Now, let be clear here, I don't like multiemployer pension plans because they are poorly governed which is why many risk insolvency unless comprehensive reforms are implemented. But the problem here is much bigger than multiemployer plans. U.S. retirement policy needs a drastic overhaul to properly cover all Americans, most of which have little or no savings whatsoever.

I've shared some of my thoughts on what needs to be done when I examined whether Social Security is on the fritz:
...politics aside, I'm definitely not for privatizing Social Security to offer individuals savings accounts. The United States of pension poverty has to face up to the brutal reality of defined-contribution plans, they simply don't work. Instead, U.S. policymakers need to understand the benefits of defined-benefit plans and get on to enhancing Social Security for all Americans.

One model Social Security can follow is that of the Canada Pension Plan whose assets are managed by the CPPIB. Of course, to do this properly, you need to get the governance right and have the assets managed at arms-length from the federal government. And the big problem with U.S. public pensions is they're incapable of getting the governance right.

So let the academics and actuaries debate on whether the assumptions underlying Social Security are right or wrong. I think a much bigger debate is how are they going to revamp Social Security to bolster the retirement security of millions of Americans. That's the real challenge that lies ahead.
Yes folks, it's high time the United States of America goes Dutch on pensions and follows the Canadian model of pension governance. Now more than ever, the U.S. needs to enhance Social Security for all Americans and implement the governance model that has worked so well in Canada, the Netherlands, Denmark and Sweden (and even improve on it).

I know, for Americans, these are all "socialist" countries with heavy government involvement and there is no way in hell the U.S. will ever tinker with Social Security to bolster it.
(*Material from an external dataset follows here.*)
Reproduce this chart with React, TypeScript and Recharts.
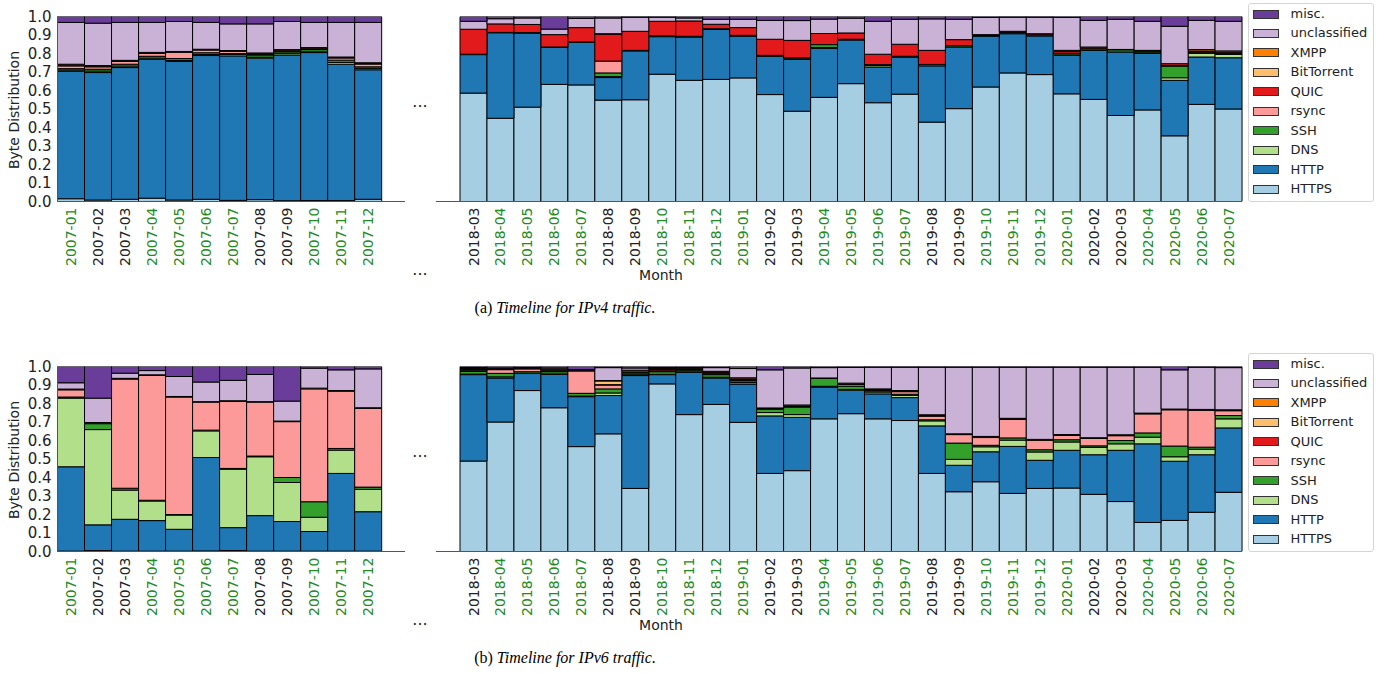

Well, that's too bad because take it from me, there is nothing socialist about providing solid public education, healthcare and pensions to your citizens. Good policies in all three pillars of democracy will bolster the American economy over the very long-run and lower debt and social welfare costs.

If U.S. policymakers stay the course, they will have a much bigger problem down the road. Already, massive inequality is wiping out the middle class. Companies are hoarding record cash levels -- over $2 trillion in offshore banks -- and the guys and gals on Wall Street are making off like bandits as profits hit $11.3 billion in the last six months.

Good times for everyone, right? Wrong! Capitalism cannot sustain massive inequality over a long period and while some think labor will rise again as the deflationary supercycle (supposedly) ends, I worry that things will get much worse before they get better.

Below, watch  Tom Nyhan's testimony with regards to the Central States Pension Fund before the House Subcommittee on Health, Employment, Labor, and Pensions (October 29th, 2013).

And earlier this week, Bloomberg reported that Air France executives were forced to flee with their clothes in tatters after workers stormed a meeting at Charles de Gaulle airport in protest at 2,900 planned job cuts. You might dismiss this as "French hubris and hysteria" but I would pay closer attention to these incidents as I expect them to blossom all over the world, including the U.S., as inequality grows more entrenched and threatens our democracies.